Publishing the scripts in book form is something that I'll have to consider later, there will probably have to be negotiations with WB over it.

There's no real advice I can give to an aspiring writer that would mean a damn except to write, keep writing, keep sending it out, and don't stop.

jms


All good points...might even be true. I have nothing to do with 'em anymore, so it's moot in any event.

The new season starts this week.

There's one other aspect to this whole thing which was brought home to me in something Ellen Datlow said on MSNBC the other week. She pointed out, with deadly accuracy, that once upon a time, movies tended to mine SF novels for their stories. Now, it's movies and TV that drive novels, with endless ST books, books based on movies, novelizations, the whole Star Wars Empire stuff, on and on and on. You'd think that an organization of SF writers would want to be more involved in the mass media that was changing the way their field buys books, and what they buy, since it has a direct effect on their livelihood.

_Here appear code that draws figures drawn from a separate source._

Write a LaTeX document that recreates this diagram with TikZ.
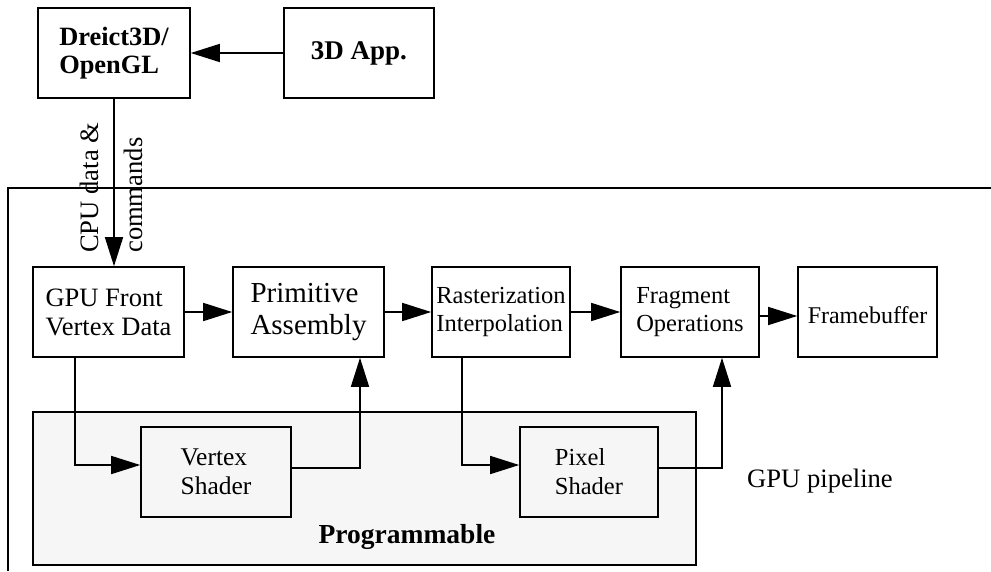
\documentclass[tikz,border=0pt]{standalone}
\usepackage{fontspec}
\setmainfont{Liberation Serif}
\usetikzlibrary{arrows.meta}
\begin{document}
\begin{tikzpicture}[x=1pt,y=-1pt,
  fs/.style 2 args={font=\fontsize{#1}{#2}\selectfont},
  fsb/.style 2 args={font=\fontsize{#1}{#2}\selectfont\bfseries},
  box/.style={draw, line width=1.6pt, minimum height=90pt, inner sep=0pt, align=left},
  arr/.style={line width=1.6pt, -{Triangle[length=29pt,width=18pt]}},
  ln/.style={line width=1.6pt}]
\useasboundingbox (0,0) rectangle (991,571);
% outer frame
\coordinate (fr1) at (991,188);
\coordinate (fr2) at (8,188);
\coordinate (fr3) at (8,571);
\draw[ln] (fr1) -- (fr2) -- (fr3);
% programmable region
\node[draw, line width=1.6pt, fill=gray!7, minimum width=663pt, minimum height=153pt, inner sep=0pt] (prog) at (364.5,488.5) {};
\node[fsb={27.5}{29}] (progl) at (407,537) {Programmable};
% top boxes
\node[box, minimum width=152pt, fsb={26.4}{28}] (d3d) at (114,53) {Dreict3D/\\OpenGL};
\node[box, minimum width=150pt, fsb={27}{29}] (app) at (359,53) {3D App.};
% pipeline boxes
\node[box, minimum width=151pt, fs={26.5}{29}] (gpu) at (108.5,312) {GPU Front\\Vertex Data};
\node[box, minimum width=151pt, fs={29}{32}] (prim) at (308.5,312) {Primitive\\Assembly};
\node[box, minimum width=138pt, fs={24.5}{28}] (ras) at (501,312) {Rasterization\\Interpolation};
\node[box, minimum width=138pt, fs={24.5}{28}] (frag) at (690,312) {Fragment\\Operations};
\node[box, minimum width=139pt, fs={24}{28}, text height=24pt] (fb) at (867.5,312) {Framebuffer};
% shaders
\node[box, minimum width=150pt, fs={25.5}{29}] (vs) at (216,472) {Vertex\\Shader};
\node[box, minimum width=138pt, fs={24.5}{29}] (ps) at (589,472) {Pixel\\Shader};
% labels
\node[fs={26.6}{29}, rotate=90, anchor=base west, inner sep=0pt] (cpu1) at (98,253) {CPU data \&};
\node[fs={26.6}{29}, rotate=90, anchor=base west, inner sep=0pt] (cpu2) at (142,253) {commands};
\node[fs={26.6}{29}] (gpul) at (820,481) {GPU pipeline};
% connectors
\draw[arr] (app.west) -- (d3d.east);
\draw[arr] (d3d.south) -- (d3d.south |- gpu.north);
\draw[arr] (gpu.east) -- (prim.west);
\draw[arr] (prim.east) -- (ras.west);
\draw[arr] (ras.east) -- (frag.west);
\draw[arr] ([yshift=-4pt]frag.east) -- ([yshift=-4pt]fb.west);
\draw[arr] ([xshift=-33.5pt]gpu.south) |- ([yshift=7pt]vs.west);
\draw[arr] ([yshift=4pt]vs.east) -| ([xshift=51.5pt]prim.south);
\draw[arr] ([xshift=-39pt]ras.south) |- ([yshift=7pt]ps.west);
\draw[arr] ([yshift=4pt]ps.east) -| ([xshift=32pt]frag.south);
\end{tikzpicture}
\end{document}
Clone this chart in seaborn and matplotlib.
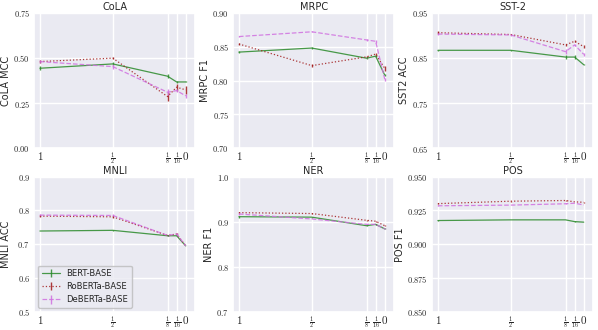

By working *with* the media, they would have a better chance of helping SF film and TV producers understand what SF is, and what books are out there they can option. That could lead to more movies based on books, more option money for writers, and so on. It's a provincial attitude that is going to continue to do them great harm in the long run. But SFWA, for all its SF trappings, is remarkably short-sighted when it comes to alternate storytelling technologies.

jms


Basically, nobody sees anything until it's in first draft form. Harlan functions on an as-needed basis; if I have a question, or if there's an area which could benefit from his input, I call him in, but for the most part, the scriptwriting is a one-person affair. The job of the writer is to listen to the small voice in the back of his head, and too often too many voices just get in the way.

jms


"Do you think that you write at both the conscious and subconscious level simultaneously."

I think any writer has to operate at both levels at the same time. You learn to trust your instincts. There's a certain point when you're "in the zone," to use a sports phrase, and the logical part of you is structuring the plot, and the illogical, intuitive part of you is filling in the corners. You have to be open to both voices for it to work.

jms


I think I pretty much agree with the comments, criticisms inclusive. OtherSyde was my second novel, and I was still learning my craft, so it has some rough edges, though overall I think it works.

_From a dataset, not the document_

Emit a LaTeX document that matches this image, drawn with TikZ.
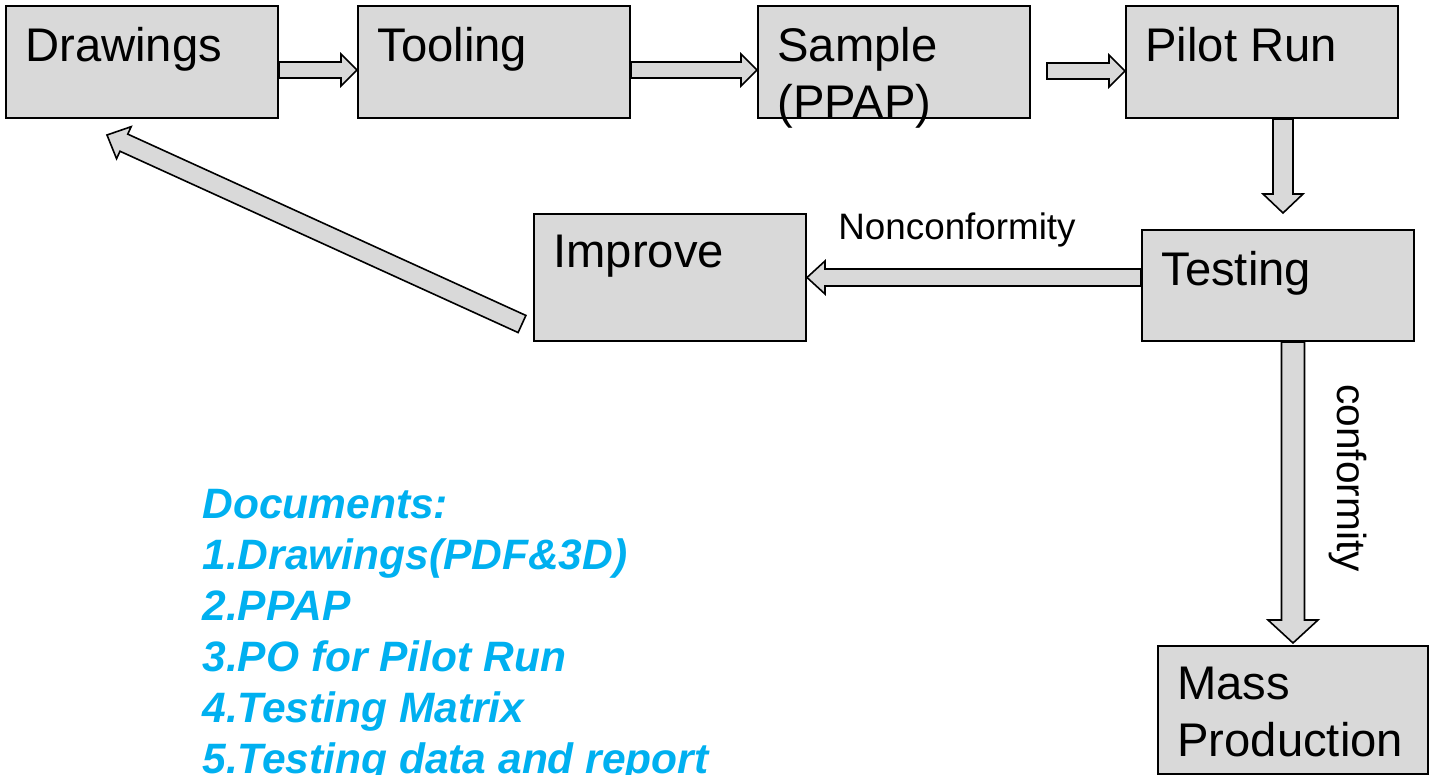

Re: some dangling threads and a hurried sense to the last third...again, I agree. The book was about 100 pages over what the publisher decided what he wanted to put out, and sliced off a lot of threads, and hurried a lot of the other stuff. Which is one reason why I haven't let the book be reprinted since; I'd prefer to go to the longer version...and I'm embarrassed to say I don't know where the draft is. (Or the files.) I think the longer version worked a lot better.

jms


[ Summary: The fellow author and member of the SFWA offers some more insights and opinions. ]

I think your points are valid...the question, for me, is *why* they are valid. Yes, what you describe is what the studio folks *think* is SF. Because they don't know any better.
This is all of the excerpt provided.